# WHAT YOU SHOULD DO:
Take the lines from the beginning of the material through the line containing "import plotly.graph_objects as go" and retype them exactly, leaving the pictures out.

# SOURCE MATERIAL:

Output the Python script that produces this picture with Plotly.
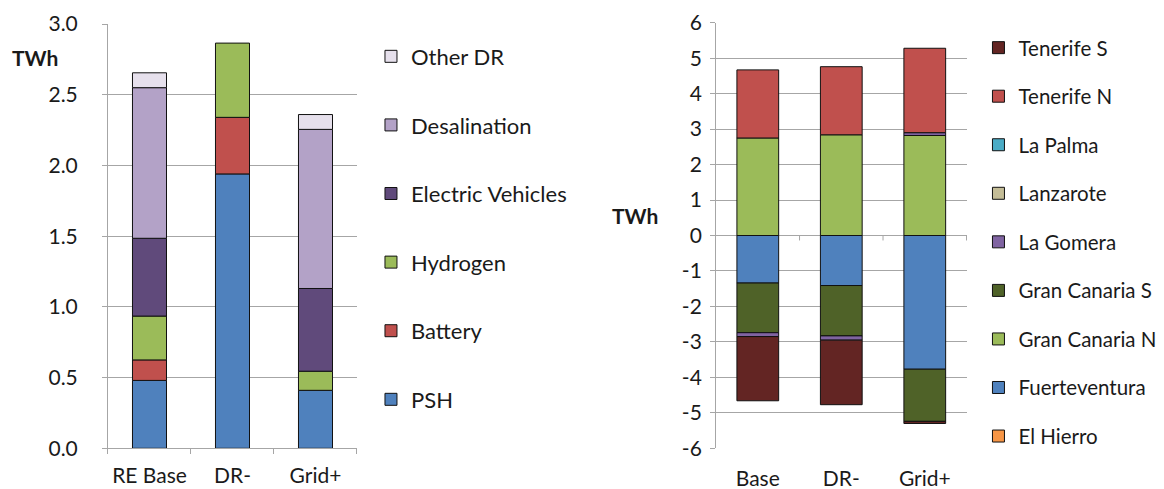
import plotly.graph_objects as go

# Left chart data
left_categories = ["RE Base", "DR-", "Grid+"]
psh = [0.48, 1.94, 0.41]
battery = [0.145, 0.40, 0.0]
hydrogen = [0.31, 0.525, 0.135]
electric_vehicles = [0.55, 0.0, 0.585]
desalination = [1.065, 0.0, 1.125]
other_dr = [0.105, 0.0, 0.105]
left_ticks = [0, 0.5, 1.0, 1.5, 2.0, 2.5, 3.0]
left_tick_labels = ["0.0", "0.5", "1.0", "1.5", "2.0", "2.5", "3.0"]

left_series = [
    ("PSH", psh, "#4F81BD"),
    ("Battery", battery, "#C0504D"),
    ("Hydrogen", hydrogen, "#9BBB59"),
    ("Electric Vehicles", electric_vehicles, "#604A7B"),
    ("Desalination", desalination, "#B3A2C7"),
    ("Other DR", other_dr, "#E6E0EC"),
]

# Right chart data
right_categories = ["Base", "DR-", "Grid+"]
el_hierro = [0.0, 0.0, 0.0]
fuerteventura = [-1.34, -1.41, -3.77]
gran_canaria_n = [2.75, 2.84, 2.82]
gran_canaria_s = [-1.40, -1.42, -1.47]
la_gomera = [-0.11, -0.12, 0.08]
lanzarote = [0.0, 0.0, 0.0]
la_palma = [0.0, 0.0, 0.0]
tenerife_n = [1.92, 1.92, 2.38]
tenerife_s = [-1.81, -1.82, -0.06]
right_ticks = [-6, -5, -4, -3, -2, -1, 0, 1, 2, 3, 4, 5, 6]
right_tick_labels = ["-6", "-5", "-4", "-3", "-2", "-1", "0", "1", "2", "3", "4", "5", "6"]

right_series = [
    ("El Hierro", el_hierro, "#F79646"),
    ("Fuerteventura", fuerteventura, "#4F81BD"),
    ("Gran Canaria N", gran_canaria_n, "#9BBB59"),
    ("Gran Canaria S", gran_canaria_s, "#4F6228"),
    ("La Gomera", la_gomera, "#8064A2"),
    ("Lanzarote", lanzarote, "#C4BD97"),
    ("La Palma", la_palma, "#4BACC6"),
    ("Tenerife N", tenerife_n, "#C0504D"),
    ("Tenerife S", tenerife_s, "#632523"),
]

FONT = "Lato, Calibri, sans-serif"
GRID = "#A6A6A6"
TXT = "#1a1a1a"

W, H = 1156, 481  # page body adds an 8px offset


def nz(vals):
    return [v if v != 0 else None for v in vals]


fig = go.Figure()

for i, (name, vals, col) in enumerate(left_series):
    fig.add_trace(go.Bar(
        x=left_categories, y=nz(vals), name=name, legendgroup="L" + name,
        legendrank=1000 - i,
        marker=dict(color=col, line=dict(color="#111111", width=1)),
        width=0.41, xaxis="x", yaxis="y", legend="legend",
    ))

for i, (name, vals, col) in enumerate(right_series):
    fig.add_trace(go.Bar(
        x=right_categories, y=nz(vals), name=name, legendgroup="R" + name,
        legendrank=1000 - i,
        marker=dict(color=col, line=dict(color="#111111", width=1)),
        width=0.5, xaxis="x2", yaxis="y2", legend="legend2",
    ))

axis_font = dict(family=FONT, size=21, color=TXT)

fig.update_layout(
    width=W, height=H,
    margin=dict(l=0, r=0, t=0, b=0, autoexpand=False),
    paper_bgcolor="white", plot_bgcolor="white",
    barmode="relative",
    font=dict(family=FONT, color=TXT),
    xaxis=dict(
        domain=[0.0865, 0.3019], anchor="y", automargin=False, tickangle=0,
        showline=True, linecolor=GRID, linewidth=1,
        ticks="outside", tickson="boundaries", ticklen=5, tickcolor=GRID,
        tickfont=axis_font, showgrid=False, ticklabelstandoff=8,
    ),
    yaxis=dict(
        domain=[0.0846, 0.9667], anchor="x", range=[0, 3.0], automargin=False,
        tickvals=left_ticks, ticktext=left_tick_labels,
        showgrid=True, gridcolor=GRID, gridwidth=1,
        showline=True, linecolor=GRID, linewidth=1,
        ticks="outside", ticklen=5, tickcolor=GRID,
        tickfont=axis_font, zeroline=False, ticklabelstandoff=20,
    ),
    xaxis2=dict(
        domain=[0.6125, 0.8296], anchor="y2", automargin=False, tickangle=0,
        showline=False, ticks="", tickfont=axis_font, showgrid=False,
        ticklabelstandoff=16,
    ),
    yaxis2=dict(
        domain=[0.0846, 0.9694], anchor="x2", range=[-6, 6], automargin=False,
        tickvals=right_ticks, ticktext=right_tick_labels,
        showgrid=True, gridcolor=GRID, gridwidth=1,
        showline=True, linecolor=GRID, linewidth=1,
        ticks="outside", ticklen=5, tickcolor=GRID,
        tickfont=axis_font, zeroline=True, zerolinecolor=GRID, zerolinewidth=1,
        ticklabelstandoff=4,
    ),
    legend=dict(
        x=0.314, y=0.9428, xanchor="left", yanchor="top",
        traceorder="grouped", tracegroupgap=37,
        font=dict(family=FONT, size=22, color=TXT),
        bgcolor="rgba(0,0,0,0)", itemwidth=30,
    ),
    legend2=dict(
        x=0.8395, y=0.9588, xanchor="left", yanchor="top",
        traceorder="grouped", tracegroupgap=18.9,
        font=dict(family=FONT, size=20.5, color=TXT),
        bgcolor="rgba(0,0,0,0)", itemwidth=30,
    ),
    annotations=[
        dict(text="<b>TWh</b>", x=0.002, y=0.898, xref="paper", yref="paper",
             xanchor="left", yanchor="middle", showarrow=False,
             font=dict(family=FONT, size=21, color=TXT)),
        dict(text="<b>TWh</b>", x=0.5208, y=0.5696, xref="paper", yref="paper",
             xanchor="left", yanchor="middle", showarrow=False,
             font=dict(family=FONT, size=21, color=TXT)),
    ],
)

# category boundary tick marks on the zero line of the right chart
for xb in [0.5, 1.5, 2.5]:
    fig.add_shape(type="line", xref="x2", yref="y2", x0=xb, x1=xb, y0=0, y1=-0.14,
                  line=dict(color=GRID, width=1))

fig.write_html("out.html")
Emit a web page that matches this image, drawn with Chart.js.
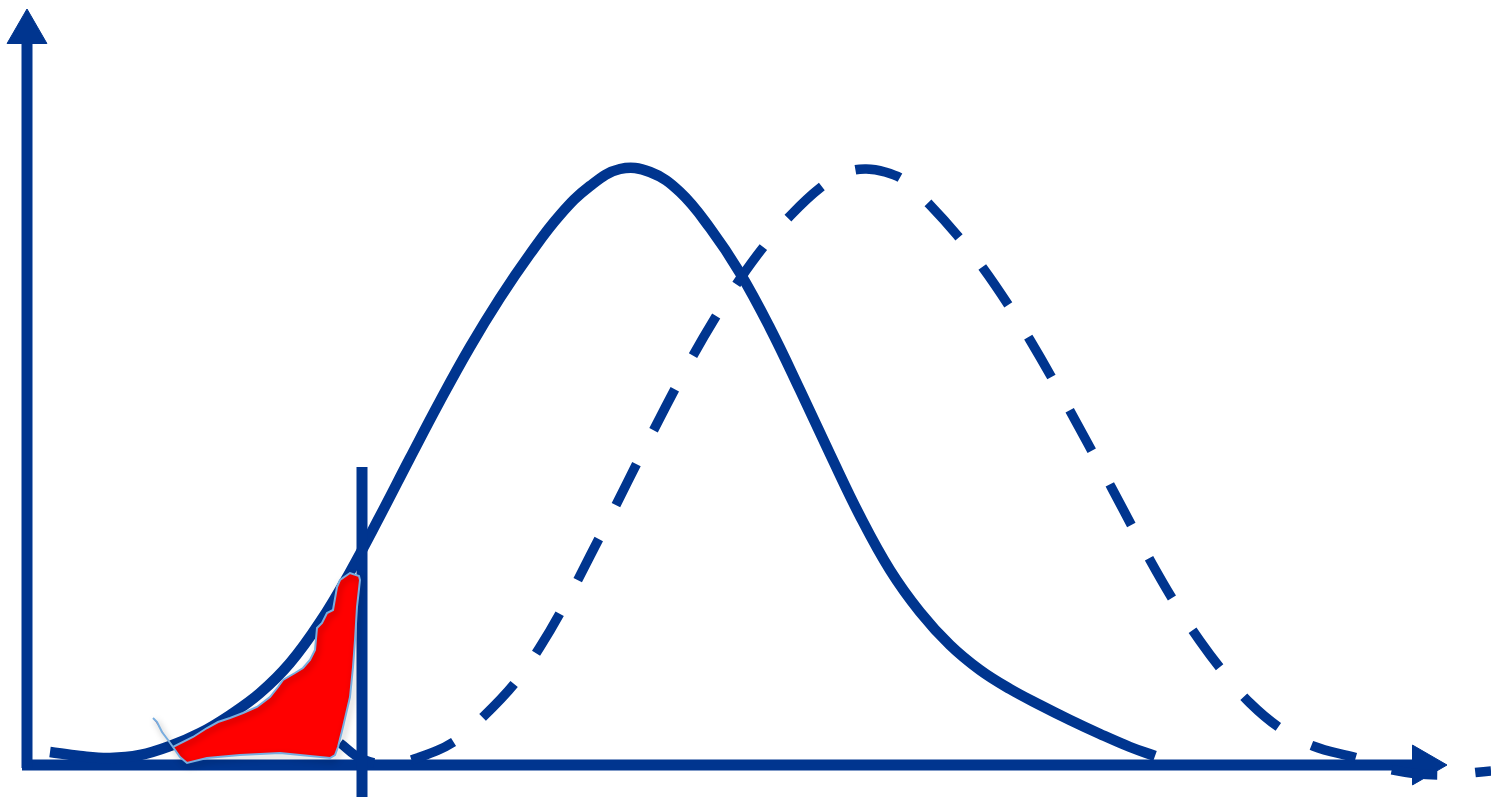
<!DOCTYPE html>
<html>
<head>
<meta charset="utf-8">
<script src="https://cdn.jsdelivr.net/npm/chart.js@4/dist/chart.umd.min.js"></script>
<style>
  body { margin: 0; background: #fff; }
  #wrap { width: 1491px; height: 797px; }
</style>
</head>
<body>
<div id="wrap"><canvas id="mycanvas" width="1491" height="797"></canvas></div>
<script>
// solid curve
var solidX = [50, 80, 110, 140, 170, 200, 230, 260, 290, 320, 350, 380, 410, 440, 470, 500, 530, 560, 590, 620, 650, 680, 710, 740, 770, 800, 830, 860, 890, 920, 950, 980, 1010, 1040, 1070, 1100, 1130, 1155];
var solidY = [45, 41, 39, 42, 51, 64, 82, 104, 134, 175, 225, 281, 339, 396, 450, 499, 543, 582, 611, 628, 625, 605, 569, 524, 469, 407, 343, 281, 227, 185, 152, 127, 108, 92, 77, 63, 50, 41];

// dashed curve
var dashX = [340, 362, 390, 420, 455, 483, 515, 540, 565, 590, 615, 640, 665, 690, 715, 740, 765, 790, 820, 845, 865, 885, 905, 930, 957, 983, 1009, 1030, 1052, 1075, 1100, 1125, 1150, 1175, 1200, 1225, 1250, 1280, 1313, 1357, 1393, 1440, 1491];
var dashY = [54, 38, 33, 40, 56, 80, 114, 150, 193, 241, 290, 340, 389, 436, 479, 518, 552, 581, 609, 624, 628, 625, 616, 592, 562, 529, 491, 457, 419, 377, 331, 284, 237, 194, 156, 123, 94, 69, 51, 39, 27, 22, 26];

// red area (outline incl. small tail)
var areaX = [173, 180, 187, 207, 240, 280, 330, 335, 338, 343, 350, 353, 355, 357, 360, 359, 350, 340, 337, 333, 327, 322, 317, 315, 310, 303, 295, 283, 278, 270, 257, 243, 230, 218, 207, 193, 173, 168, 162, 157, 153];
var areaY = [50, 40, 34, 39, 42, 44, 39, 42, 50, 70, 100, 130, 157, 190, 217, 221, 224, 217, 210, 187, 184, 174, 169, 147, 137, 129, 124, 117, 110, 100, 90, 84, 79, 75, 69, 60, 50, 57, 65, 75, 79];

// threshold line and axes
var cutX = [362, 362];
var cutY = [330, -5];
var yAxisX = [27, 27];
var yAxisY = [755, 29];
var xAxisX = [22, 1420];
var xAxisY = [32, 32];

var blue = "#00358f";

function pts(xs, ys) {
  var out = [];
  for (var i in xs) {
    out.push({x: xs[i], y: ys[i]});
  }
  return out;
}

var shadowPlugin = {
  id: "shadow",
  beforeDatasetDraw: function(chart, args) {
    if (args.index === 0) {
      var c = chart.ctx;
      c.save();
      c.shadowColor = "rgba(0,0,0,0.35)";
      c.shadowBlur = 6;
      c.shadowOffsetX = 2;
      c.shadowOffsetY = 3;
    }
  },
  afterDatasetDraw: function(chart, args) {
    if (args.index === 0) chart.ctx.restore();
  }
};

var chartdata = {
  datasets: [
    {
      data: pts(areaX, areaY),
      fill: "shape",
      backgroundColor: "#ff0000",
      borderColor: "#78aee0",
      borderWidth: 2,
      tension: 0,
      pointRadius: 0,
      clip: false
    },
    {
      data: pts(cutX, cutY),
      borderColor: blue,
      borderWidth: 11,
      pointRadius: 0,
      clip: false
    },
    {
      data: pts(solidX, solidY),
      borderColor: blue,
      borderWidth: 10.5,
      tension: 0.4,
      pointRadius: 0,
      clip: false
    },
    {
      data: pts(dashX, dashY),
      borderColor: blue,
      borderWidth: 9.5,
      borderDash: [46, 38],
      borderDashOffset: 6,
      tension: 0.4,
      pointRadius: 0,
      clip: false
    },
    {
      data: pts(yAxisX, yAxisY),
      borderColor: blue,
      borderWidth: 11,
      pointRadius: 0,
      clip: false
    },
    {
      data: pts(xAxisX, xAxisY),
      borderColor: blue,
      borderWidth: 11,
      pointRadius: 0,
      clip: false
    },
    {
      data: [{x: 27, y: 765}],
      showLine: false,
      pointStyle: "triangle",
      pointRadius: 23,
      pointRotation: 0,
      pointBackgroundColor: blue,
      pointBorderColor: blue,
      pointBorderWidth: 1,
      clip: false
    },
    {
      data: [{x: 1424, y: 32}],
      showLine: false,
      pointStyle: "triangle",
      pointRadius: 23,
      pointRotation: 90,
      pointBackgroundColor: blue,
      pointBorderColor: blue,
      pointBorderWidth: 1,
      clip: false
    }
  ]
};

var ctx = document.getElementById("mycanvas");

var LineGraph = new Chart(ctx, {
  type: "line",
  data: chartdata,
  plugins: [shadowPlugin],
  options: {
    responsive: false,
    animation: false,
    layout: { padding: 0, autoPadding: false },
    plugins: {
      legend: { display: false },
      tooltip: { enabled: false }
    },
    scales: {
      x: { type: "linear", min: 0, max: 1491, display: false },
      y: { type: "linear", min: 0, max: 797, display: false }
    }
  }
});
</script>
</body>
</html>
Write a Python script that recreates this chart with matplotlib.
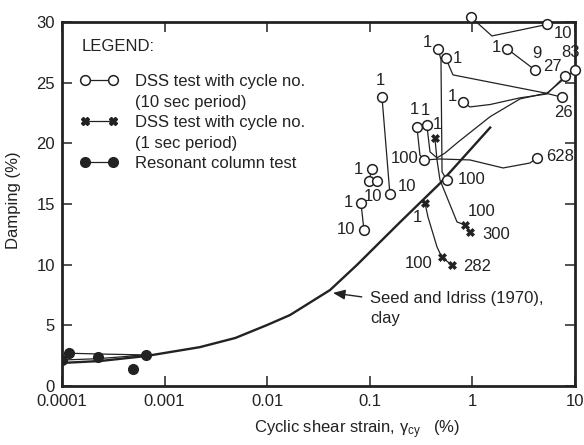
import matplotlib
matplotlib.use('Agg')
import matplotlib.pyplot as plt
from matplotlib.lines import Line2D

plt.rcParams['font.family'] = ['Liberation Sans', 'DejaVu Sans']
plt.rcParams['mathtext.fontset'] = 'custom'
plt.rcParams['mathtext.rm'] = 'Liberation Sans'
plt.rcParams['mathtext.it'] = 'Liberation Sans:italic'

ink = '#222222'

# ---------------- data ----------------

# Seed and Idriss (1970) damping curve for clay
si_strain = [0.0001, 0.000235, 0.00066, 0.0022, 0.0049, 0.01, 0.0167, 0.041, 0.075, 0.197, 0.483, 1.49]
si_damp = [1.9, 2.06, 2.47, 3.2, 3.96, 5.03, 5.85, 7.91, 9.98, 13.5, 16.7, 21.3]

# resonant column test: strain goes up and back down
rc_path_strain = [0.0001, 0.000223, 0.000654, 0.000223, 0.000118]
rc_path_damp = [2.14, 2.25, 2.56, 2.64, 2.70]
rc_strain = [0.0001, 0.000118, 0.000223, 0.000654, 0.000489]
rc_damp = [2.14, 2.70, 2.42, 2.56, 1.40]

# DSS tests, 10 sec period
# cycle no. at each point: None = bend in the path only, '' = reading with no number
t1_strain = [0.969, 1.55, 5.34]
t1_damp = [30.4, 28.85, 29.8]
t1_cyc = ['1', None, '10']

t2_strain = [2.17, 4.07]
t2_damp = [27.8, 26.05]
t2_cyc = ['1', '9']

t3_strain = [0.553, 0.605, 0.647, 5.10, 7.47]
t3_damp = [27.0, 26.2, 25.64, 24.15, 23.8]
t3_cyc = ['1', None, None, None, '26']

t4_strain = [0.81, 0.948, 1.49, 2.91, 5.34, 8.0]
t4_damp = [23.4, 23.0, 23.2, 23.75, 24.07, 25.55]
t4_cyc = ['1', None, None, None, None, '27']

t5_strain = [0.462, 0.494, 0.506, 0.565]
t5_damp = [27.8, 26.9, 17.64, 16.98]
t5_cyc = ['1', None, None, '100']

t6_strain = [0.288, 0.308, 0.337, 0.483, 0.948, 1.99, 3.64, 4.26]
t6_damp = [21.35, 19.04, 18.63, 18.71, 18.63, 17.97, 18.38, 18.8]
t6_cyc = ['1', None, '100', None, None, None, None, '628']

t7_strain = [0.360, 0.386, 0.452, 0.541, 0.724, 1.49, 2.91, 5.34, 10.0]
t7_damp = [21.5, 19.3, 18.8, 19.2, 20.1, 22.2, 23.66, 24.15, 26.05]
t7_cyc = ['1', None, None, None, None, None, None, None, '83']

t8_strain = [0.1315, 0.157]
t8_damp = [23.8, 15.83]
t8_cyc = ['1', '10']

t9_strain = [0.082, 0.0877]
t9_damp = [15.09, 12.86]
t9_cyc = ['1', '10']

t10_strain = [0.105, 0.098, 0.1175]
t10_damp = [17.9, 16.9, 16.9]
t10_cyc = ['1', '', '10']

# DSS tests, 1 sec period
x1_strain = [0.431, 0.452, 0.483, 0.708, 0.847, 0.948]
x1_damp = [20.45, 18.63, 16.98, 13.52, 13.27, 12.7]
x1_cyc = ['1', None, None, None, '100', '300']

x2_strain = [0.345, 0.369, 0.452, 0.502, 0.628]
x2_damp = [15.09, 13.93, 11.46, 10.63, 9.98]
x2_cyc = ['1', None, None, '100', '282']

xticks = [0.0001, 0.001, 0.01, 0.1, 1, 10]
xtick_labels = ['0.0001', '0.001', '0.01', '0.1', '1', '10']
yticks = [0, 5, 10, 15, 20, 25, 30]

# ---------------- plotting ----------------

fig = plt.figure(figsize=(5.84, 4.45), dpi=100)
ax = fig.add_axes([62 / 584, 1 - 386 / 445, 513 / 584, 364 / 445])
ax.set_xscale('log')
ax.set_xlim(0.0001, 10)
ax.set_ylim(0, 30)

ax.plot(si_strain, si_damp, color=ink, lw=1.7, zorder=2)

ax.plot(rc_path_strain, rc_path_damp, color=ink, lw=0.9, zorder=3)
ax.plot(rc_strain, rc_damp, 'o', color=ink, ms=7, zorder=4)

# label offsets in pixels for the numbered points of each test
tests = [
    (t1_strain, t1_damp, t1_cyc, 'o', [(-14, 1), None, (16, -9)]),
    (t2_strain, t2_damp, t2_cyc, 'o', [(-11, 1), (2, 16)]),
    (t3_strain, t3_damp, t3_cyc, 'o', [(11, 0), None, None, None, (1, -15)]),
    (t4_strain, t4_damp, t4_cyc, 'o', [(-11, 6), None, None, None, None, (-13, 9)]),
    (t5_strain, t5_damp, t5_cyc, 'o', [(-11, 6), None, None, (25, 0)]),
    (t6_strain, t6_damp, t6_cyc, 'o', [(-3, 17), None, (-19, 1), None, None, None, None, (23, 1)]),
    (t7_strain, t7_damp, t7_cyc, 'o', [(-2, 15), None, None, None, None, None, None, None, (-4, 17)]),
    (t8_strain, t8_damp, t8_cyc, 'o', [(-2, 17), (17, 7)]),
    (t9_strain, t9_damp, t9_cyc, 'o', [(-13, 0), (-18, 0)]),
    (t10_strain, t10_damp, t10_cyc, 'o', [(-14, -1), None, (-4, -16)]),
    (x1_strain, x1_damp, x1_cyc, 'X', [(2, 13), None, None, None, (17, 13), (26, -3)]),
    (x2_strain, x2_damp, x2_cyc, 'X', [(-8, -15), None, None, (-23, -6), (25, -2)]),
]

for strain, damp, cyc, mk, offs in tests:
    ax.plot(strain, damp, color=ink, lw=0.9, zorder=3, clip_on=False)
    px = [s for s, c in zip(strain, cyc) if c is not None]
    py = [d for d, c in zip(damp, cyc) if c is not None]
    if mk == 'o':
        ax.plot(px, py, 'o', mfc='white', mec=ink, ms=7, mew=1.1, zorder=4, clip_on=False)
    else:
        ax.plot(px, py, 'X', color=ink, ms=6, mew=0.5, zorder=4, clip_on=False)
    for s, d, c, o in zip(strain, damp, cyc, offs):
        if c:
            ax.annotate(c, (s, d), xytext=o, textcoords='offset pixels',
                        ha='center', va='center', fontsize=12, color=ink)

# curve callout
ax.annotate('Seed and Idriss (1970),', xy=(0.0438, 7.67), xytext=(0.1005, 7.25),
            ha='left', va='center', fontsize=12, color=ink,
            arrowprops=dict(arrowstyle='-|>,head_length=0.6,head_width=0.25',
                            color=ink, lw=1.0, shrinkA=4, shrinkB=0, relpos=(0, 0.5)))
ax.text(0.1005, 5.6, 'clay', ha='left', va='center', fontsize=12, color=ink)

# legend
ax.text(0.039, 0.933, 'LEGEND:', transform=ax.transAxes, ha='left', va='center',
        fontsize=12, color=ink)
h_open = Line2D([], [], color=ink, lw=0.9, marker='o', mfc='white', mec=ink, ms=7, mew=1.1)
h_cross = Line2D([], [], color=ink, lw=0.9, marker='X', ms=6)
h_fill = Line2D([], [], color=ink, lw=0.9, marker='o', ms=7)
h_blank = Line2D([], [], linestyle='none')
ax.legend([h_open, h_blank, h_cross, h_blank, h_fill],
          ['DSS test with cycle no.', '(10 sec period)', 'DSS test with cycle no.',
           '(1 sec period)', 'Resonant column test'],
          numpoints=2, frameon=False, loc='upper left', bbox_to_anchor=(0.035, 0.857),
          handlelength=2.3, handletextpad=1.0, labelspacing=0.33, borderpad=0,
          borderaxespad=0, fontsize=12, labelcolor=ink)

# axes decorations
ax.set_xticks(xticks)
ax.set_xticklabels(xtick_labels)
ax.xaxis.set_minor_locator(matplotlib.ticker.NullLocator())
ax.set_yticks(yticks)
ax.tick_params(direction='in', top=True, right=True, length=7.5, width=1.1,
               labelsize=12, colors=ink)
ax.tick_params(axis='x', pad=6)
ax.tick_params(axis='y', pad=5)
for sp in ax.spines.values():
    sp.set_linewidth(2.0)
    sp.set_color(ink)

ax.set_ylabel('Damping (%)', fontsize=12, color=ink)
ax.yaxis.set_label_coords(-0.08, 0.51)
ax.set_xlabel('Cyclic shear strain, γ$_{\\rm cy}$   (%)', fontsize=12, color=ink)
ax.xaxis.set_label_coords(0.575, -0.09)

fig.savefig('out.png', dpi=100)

# THE OUTPUT:
Output the Python script that produces this picture with Plotly.
import plotly.graph_objects as go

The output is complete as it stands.